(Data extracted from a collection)
/---

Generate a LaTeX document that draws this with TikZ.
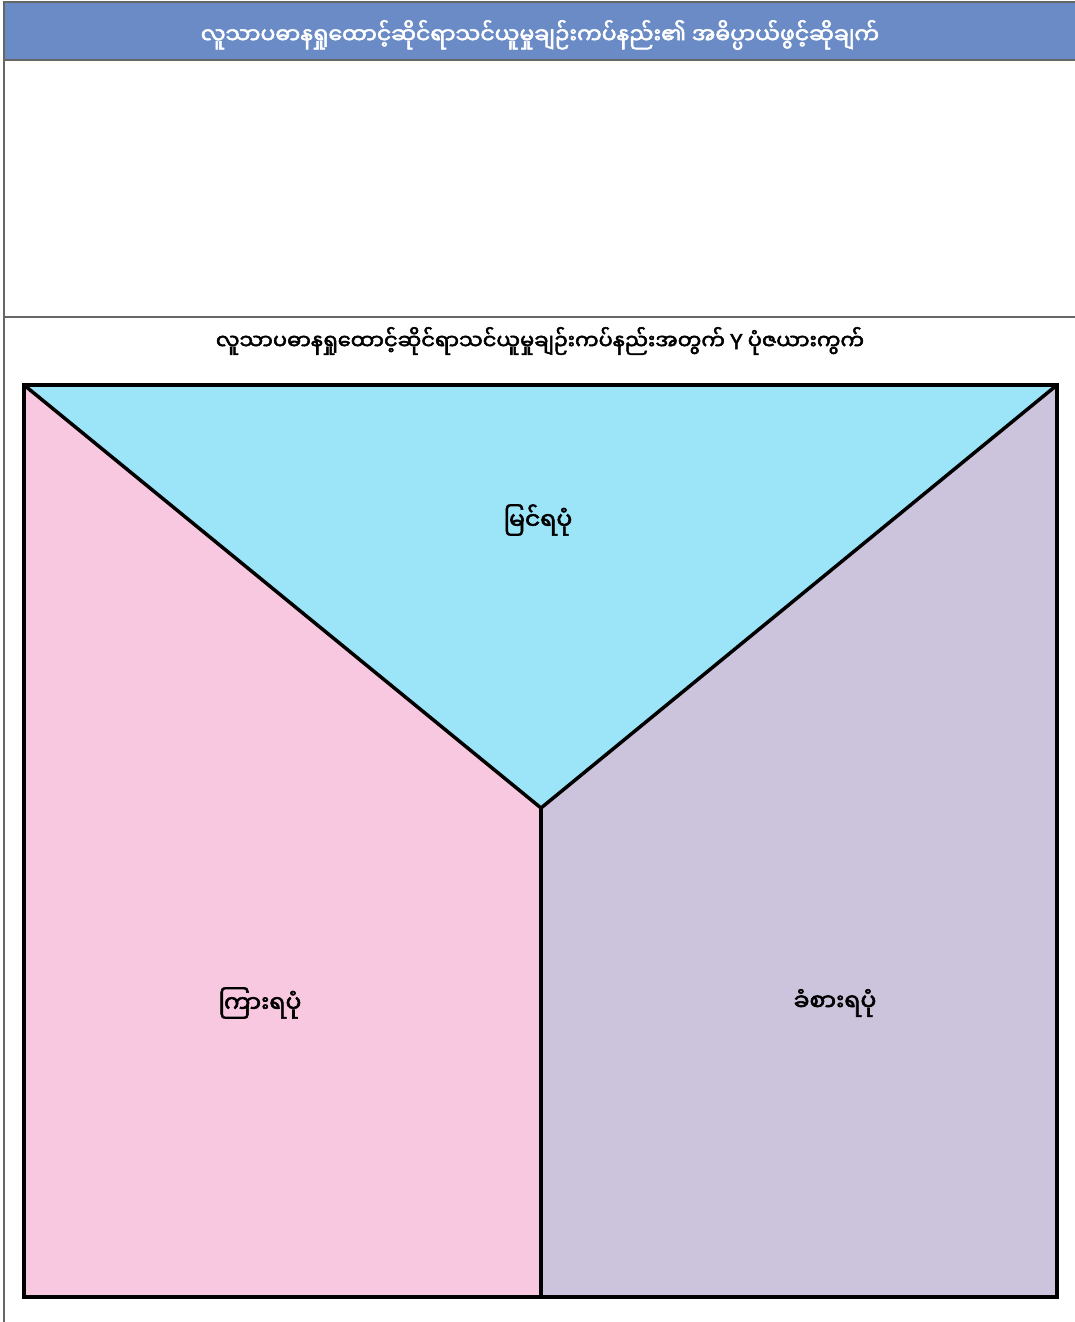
\documentclass[tikz,border=0pt]{standalone}
\usepackage{fontspec}
\newfontfamily\mya[Script=Myanmar,AutoFakeBold=2.5]{Noto Sans Myanmar UI}
\newfontfamily\lat[AutoFakeBold=2.5]{Noto Sans}
\definecolor{hdr}{HTML}{6A8BC6}
\definecolor{cyanf}{HTML}{9CE5F8}
\definecolor{pinkf}{HTML}{F7C8DF}
\definecolor{lavf}{HTML}{CCC3DC}
\definecolor{frame}{HTML}{666666}
\tikzset{
  lbl/.style={font=\mya\bfseries\fontsize{23.5}{28}\selectfont, text=black},
  edge/.style={line width=3.5pt, black, line join=miter}
}
\begin{document}
\begin{tikzpicture}[x=1pt,y=-1pt]
\useasboundingbox (0,0) rectangle (1075,1322);
\clip (0,0) rectangle (1075,1322);
\fill[white] (0,0) rectangle (1075,1322);
% header
\fill[hdr] (4,2) rectangle (1080,60);
\draw[frame, line width=1.5pt] (4,2) rectangle (1090,1340);
\draw[frame, line width=1.5pt] (4,60) -- (1090,60);
\draw[frame, line width=1.2pt] (4,317) -- (1090,317);
\node[font=\mya\bfseries\fontsize{22}{26}\selectfont, text=white] (title) at (540,35) {လူသာပဓာနရှုထောင့်ဆိုင်ရာသင်ယူမှုချဉ်းကပ်နည်း၏ အဓိပ္ပာယ်ဖွင့်ဆိုချက်};
\node[font=\mya\bfseries\fontsize{21}{25}\selectfont, text=black] (sub) at (540,341) {လူသာပဓာနရှုထောင့်ဆိုင်ရာသင်ယူမှုချဉ်းကပ်နည်းအတွက် {\lat\bfseries Y} ပုံဇယားကွက်};
% Y chart
\coordinate (tl) at (24,385);
\coordinate (tr) at (1057,385);
\coordinate (bl) at (24,1297);
\coordinate (br) at (1057,1297);
\coordinate (c) at (541,808);
\coordinate (cb) at (541,1297);
\fill[cyanf] (tl) -- (tr) -- (c) -- cycle;
\fill[pinkf] (tl) -- (c) -- (cb) -- (bl) -- cycle;
\fill[lavf] (tr) -- (c) -- (cb) -- (br) -- cycle;
\draw[edge] (tl) rectangle (br);
\draw[edge] (tl) -- (c) -- (tr);
\draw[edge] (c) -- (cb);
\node[lbl] (see) at (538,520) {မြင်ရပုံ};
\node[lbl] (hear) at (260,1003) {ကြားရပုံ};
\node[lbl] (feel) at (835,1003) {ခံစားရပုံ};
\end{tikzpicture}
\end{document}
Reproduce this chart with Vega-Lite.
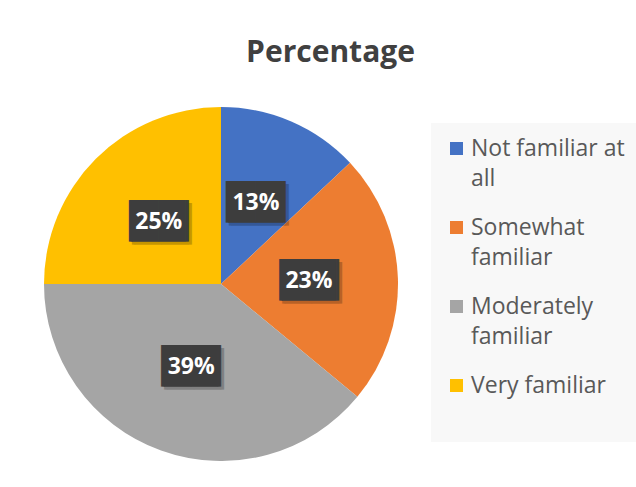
{
  "$schema": "https://vega.github.io/schema/vega-lite/v6.json",
  "width": 354,
  "height": 354,
  "padding": {"left": 44, "top": 38, "right": 0, "bottom": 0},
  "background": "white",
  "title": {
    "text": "Percentage",
    "font": "Open Sans",
    "fontSize": 30,
    "fontWeight": "bold",
    "color": "#404040",
    "anchor": "middle",
    "frame": "bounds",
    "offset": 39,
    "dx": -11
  },
  "data": {
    "values": [
      {"category": "Not familiar at all", "value": 0.13, "order": 1},
      {"category": "Somewhat familiar", "value": 0.23, "order": 2},
      {"category": "Moderately familiar", "value": 0.39, "order": 3},
      {"category": "Very familiar", "value": 0.25, "order": 4}
    ]
  },
  "encoding": {
    "theta": {"field": "value", "type": "quantitative", "stack": true},
    "order": {"field": "order", "type": "quantitative"}
  },
  "layer": [
    {
      "mark": {"type": "arc", "radius": 177},
      "encoding": {
        "color": {
          "field": "category",
          "type": "nominal",
          "scale": {
            "domain": ["Not familiar at all", "Somewhat familiar", "Moderately familiar", "Very familiar"],
            "range": ["#4472C4", "#ED7D31", "#A5A5A5", "#FFC000"]
          },
          "legend": {
            "orient": "none",
            "legendX": 387,
            "legendY": 16,
            "title": null,
            "fillColor": "#f8f8f8",
            "padding": 14,
            "symbolType": "square",
            "symbolSize": 169,
            "symbolStrokeWidth": 0,
            "labelFont": "Open Sans",
            "labelFontSize": 23,
            "labelColor": "#595959",
            "labelOffset": 3,
            "labelLimit": 400,
            "rowPadding": 25,
            "labelExpr": "datum.label == 'Not familiar at all' ? ['Not familiar at', 'all'] : datum.label == 'Somewhat familiar' ? ['Somewhat', 'familiar'] : datum.label == 'Moderately familiar' ? ['Moderately', 'familiar'] : ['Very familiar', '']",
            "encode": {"labels": {"update": {"lineHeight": {"value": 30}}}}
          }
        }
      }
    },
    {
      "mark": {"type": "text", "radius": 88, "text": "▕██▏", "font": "DejaVu Sans", "fontSize": 35, "color": "#000000", "opacity": 0.22, "dx": 3, "dy": 3, "align": "center", "baseline": "middle"}
    },
    {
      "mark": {"type": "text", "radius": 88, "text": "▕██▏", "font": "DejaVu Sans", "fontSize": 35, "color": "#3d3d3d", "align": "center", "baseline": "middle"}
    },
    {
      "mark": {"type": "text", "radius": 88, "font": "Open Sans", "fontSize": 23, "fontWeight": "bold", "color": "white", "align": "center", "baseline": "middle"},
      "encoding": {"text": {"field": "value", "type": "quantitative", "format": ".0%"}}
    }
  ],
  "config": {"view": {"stroke": null}}
}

\---

= SET EXERCISE =
Reproduce the entries exactly. Do not carry over any picture.

= SOLUTION TO THIS PROBLEM =
Generate a LaTeX document that draws this with TikZ.
\documentclass[tikz,border=0pt]{standalone}
\usepackage{fontspec}
\newfontfamily\mya[Script=Myanmar,AutoFakeBold=2.5]{Noto Sans Myanmar UI}
\newfontfamily\lat[AutoFakeBold=2.5]{Noto Sans}
\definecolor{hdr}{HTML}{6A8BC6}
\definecolor{cyanf}{HTML}{9CE5F8}
\definecolor{pinkf}{HTML}{F7C8DF}
\definecolor{lavf}{HTML}{CCC3DC}
\definecolor{frame}{HTML}{666666}
\tikzset{
  lbl/.style={font=\mya\bfseries\fontsize{23.5}{28}\selectfont, text=black},
  edge/.style={line width=3.5pt, black, line join=miter}
}
\begin{document}
\begin{tikzpicture}[x=1pt,y=-1pt]
\useasboundingbox (0,0) rectangle (1075,1322);
\clip (0,0) rectangle (1075,1322);
\fill[white] (0,0) rectangle (1075,1322);
% header
\fill[hdr] (4,2) rectangle (1080,60);
\draw[frame, line width=1.5pt] (4,2) rectangle (1090,1340);
\draw[frame, line width=1.5pt] (4,60) -- (1090,60);
\draw[frame, line width=1.2pt] (4,317) -- (1090,317);
\node[font=\mya\bfseries\fontsize{22}{26}\selectfont, text=white] (title) at (540,35) {လူသာပဓာနရှုထောင့်ဆိုင်ရာသင်ယူမှုချဉ်းကပ်နည်း၏ အဓိပ္ပာယ်ဖွင့်ဆိုချက်};
\node[font=\mya\bfseries\fontsize{21}{25}\selectfont, text=black] (sub) at (540,341) {လူသာပဓာနရှုထောင့်ဆိုင်ရာသင်ယူမှုချဉ်းကပ်နည်းအတွက် {\lat\bfseries Y} ပုံဇယားကွက်};
% Y chart
\coordinate (tl) at (24,385);
\coordinate (tr) at (1057,385);
\coordinate (bl) at (24,1297);
\coordinate (br) at (1057,1297);
\coordinate (c) at (541,808);
\coordinate (cb) at (541,1297);
\fill[cyanf] (tl) -- (tr) -- (c) -- cycle;
\fill[pinkf] (tl) -- (c) -- (cb) -- (bl) -- cycle;
\fill[lavf] (tr) -- (c) -- (cb) -- (br) -- cycle;
\draw[edge] (tl) rectangle (br);
\draw[edge] (tl) -- (c) -- (tr);
\draw[edge] (c) -- (cb);
\node[lbl] (see) at (538,520) {မြင်ရပုံ};
\node[lbl] (hear) at (260,1003) {ကြားရပုံ};
\node[lbl] (feel) at (835,1003) {ခံစားရပုံ};
\end{tikzpicture}
\end{document}
Reproduce this chart with Vega-Lite.
{
  "$schema": "https://vega.github.io/schema/vega-lite/v6.json",
  "width": 354,
  "height": 354,
  "padding": {"left": 44, "top": 38, "right": 0, "bottom": 0},
  "background": "white",
  "title": {
    "text": "Percentage",
    "font": "Open Sans",
    "fontSize": 30,
    "fontWeight": "bold",
    "color": "#404040",
    "anchor": "middle",
    "frame": "bounds",
    "offset": 39,
    "dx": -11
  },
  "data": {
    "values": [
      {"category": "Not familiar at all", "value": 0.13, "order": 1},
      {"category": "Somewhat familiar", "value": 0.23, "order": 2},
      {"category": "Moderately familiar", "value": 0.39, "order": 3},
      {"category": "Very familiar", "value": 0.25, "order": 4}
    ]
  },
  "encoding": {
    "theta": {"field": "value", "type": "quantitative", "stack": true},
    "order": {"field": "order", "type": "quantitative"}
  },
  "layer": [
    {
      "mark": {"type": "arc", "radius": 177},
      "encoding": {
        "color": {
          "field": "category",
          "type": "nominal",
          "scale": {
            "domain": ["Not familiar at all", "Somewhat familiar", "Moderately familiar", "Very familiar"],
            "range": ["#4472C4", "#ED7D31", "#A5A5A5", "#FFC000"]
          },
          "legend": {
            "orient": "none",
            "legendX": 387,
            "legendY": 16,
            "title": null,
            "fillColor": "#f8f8f8",
            "padding": 14,
            "symbolType": "square",
            "symbolSize": 169,
            "symbolStrokeWidth": 0,
            "labelFont": "Open Sans",
            "labelFontSize": 23,
            "labelColor": "#595959",
            "labelOffset": 3,
            "labelLimit": 400,
            "rowPadding": 25,
            "labelExpr": "datum.label == 'Not familiar at all' ? ['Not familiar at', 'all'] : datum.label == 'Somewhat familiar' ? ['Somewhat', 'familiar'] : datum.label == 'Moderately familiar' ? ['Moderately', 'familiar'] : ['Very familiar', '']",
            "encode": {"labels": {"update": {"lineHeight": {"value": 30}}}}
          }
        }
      }
    },
    {
      "mark": {"type": "text", "radius": 88, "text": "▕██▏", "font": "DejaVu Sans", "fontSize": 35, "color": "#000000", "opacity": 0.22, "dx": 3, "dy": 3, "align": "center", "baseline": "middle"}
    },
    {
      "mark": {"type": "text", "radius": 88, "text": "▕██▏", "font": "DejaVu Sans", "fontSize": 35, "color": "#3d3d3d", "align": "center", "baseline": "middle"}
    },
    {
      "mark": {"type": "text", "radius": 88, "font": "Open Sans", "fontSize": 23, "fontWeight": "bold", "color": "white", "align": "center", "baseline": "middle"},
      "encoding": {"text": {"field": "value", "type": "quantitative", "format": ".0%"}}
    }
  ],
  "config": {"view": {"stroke": null}}
}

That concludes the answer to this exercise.